Nationalist 'lead' in Basque poll

Nationalist 'lead' in Basque poll

Turnout in the Basque Country was similar to that in the last election
Nationalists are ahead in regional elections in Spain's northern Basque region, exit polls suggest.
Spain's ruling Socialists had hoped to become the first non-nationalist party to form the Basque regional cabinet.
In the north-western Galicia region, their coalition with nationalists faces a strong challenge from the opposition Popular Party.
The polls are the first political test for Spain since it slid into recession last year.
The Basque Nationalist Party (PNV) took between 30 and 32 seats in the 75-seat Basque parliament while the Socialists had between 26 and 28 seats, according to an exit poll for Spanish TV.
In Galicia, the Popular Party won between 36 and 38 seats while the Socialists had between 25 and 27, and between 11 and 13 went to the Galician Nationalist Bloc (BNG), another TV exit poll suggests.
But with counting still in progress, it is too early for any party to celebrate victory, the BBC's Steve Kingstone reports from Spain.
Bomb alert
The Socialists had been focusing their campaign on the economy rather than issues of national identity.
More than four million people were eligible to elect the regional parliaments in Galicia and the Basque Country.
Hours before polls opened, the Basque police arrested a suspected member of the militant group Eta, who was believed to have been planning an imminent attack.
The 24-year-old had been under surveillance.
Officers later found what has been described as "bomb-making equipment" in an apartment in the town of Hernani, our correspondent says.
Eta had called the Basque election "anti-democratic" following a decision by Spain's Supreme Court to ban two separatist parties from fielding candidates.
Job concerns
In the Basque Country, the PNV has been in power since Spain returned to democracy three decades ago.

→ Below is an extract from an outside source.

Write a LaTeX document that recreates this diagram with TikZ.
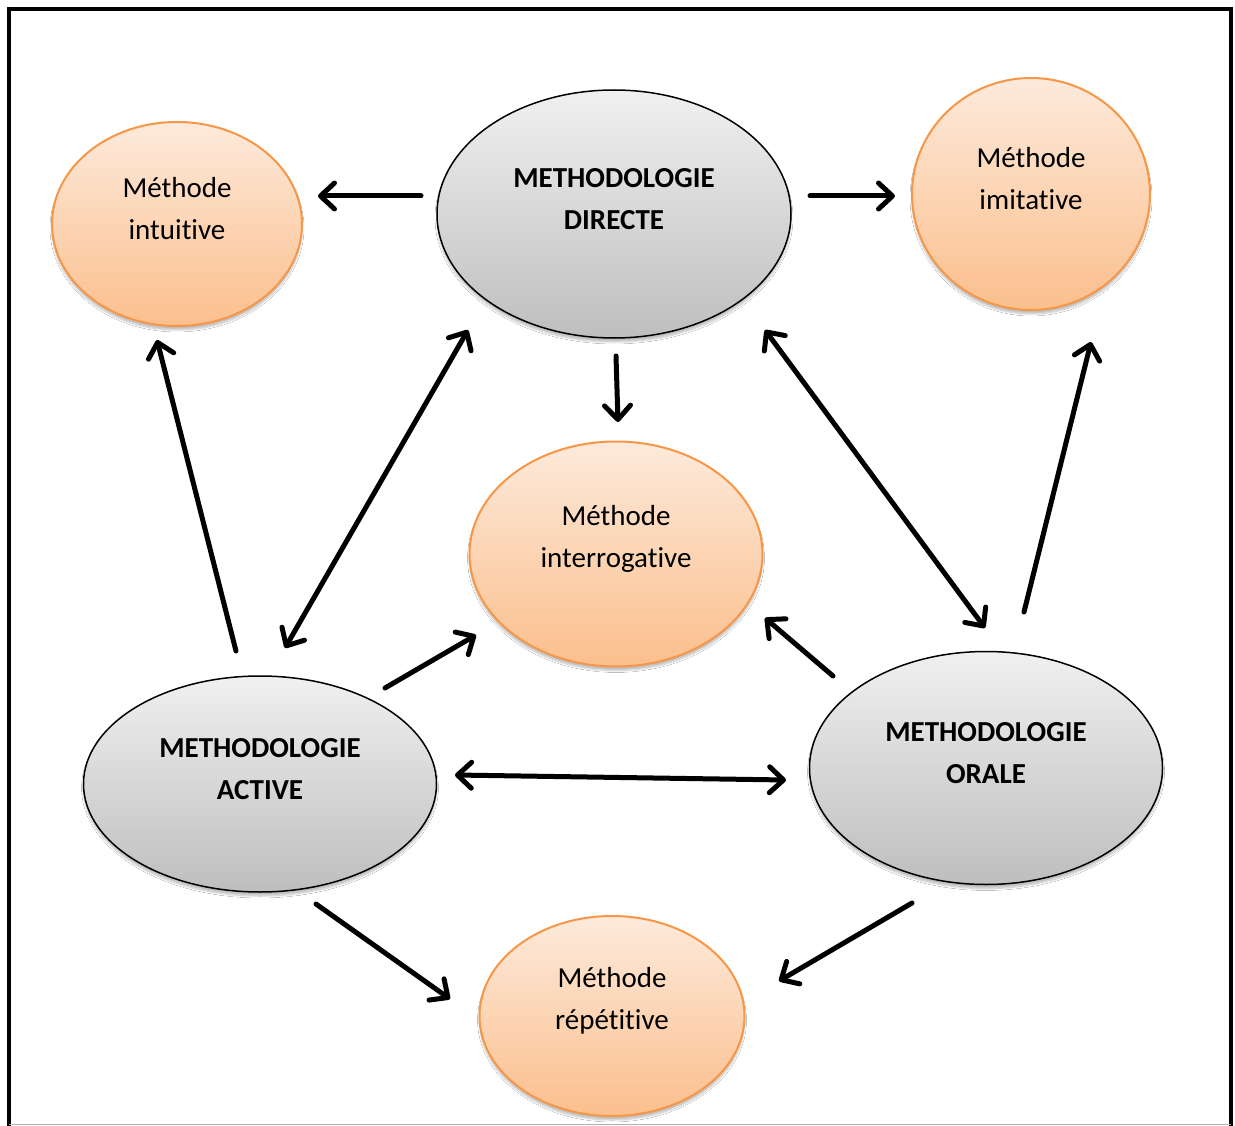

What kind of unemployment do people prefer, 8%, as we have here, or 14%, as they have in Madrid?
Miren Azkarate
Basque Nationalist spokeswoman

Analysis: Basque race wide open
The party has sought to loosen constitutional ties with the central government in Madrid and assert the rights of Basques to decide their own political future.
However, the Socialist Party of Prime Minister Jose Luis Rodriguez Zapatero had been seeking to score a historic victory in the region.
With the country in recession, polls suggested that Basques were more concerned about jobs than legalistic arguments about sovereignty, our correspondent says.
The Socialists portrayed the leader of the current Basque government, Juan Jose Ibarretxe, as out of touch with real issues.
The PNV rejected the claims, saying that the Basque economy was doing so much better that the rest of Spain.
Unemployment is lower in the region than the national average, and Basque incomes are among the highest in Spain, our correspondent says.
The outlawed parties, D3M and Askatasuna, were barred from fielding candidates earlier this month by Spain's supreme court, after prosecutors accused them of links to Eta militants.
Eta is blamed for more than 800 deaths in a 40-year campaign for an independent Basque homeland.